In the previous year, my primary satsang was my circle of girlfriends. I adore this ever-morphing, joyful and supportive group of wild women! We rely on each other for everything from rides to the airport, to sharing our yoga and meditation practices, to swapping perspectives on relationships, and so much more. Equally important has been the satsang of my yoga community, which has anchored and held me over the past ten years of teaching and immersion in yoga studio culture. That year I found a new family in the different yoga communities for whom I am ever so grateful.
I even feel the strength and support from my cyber communities. I am admittedly a Facebook addict. Advice and inspiration can now so easily be volleyed around these social media circles, this virtual satsang. Even so, there’s much to be said about the intimacy of “in the flesh” interactions. In the 21st century we humans can create friendships and community online, but they still fail to be as powerful and authentic as face-to-face interaction.

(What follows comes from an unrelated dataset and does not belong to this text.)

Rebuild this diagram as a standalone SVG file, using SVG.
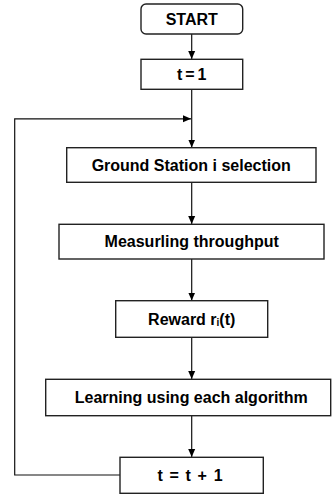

As useful as it is, I cannot get a hug over LinkedIn, or hear the subtleties of my best friend’s voice over Twitter. I now have a policy that I won’t be Facebook friends with someone I have never spoken to in the “real” world. It’s become very clear to me, especially over the past year of singledom, that we need each other in our physical forms.
I believe that it is my basic human need to feel another’s skin and body heat, to hear their voice, smell their distinct scent and even live with their rhythms. My teacher Jessica Patterson recently relayed the story of a Northern Alaskan town in which the residents mitigate the extreme cold and dark of the wintertime by holding an organized party at a local bar each year. They recognize the great importance of human company during hard times, so each finds another to shack up with for the season. There’s something about this that I just love.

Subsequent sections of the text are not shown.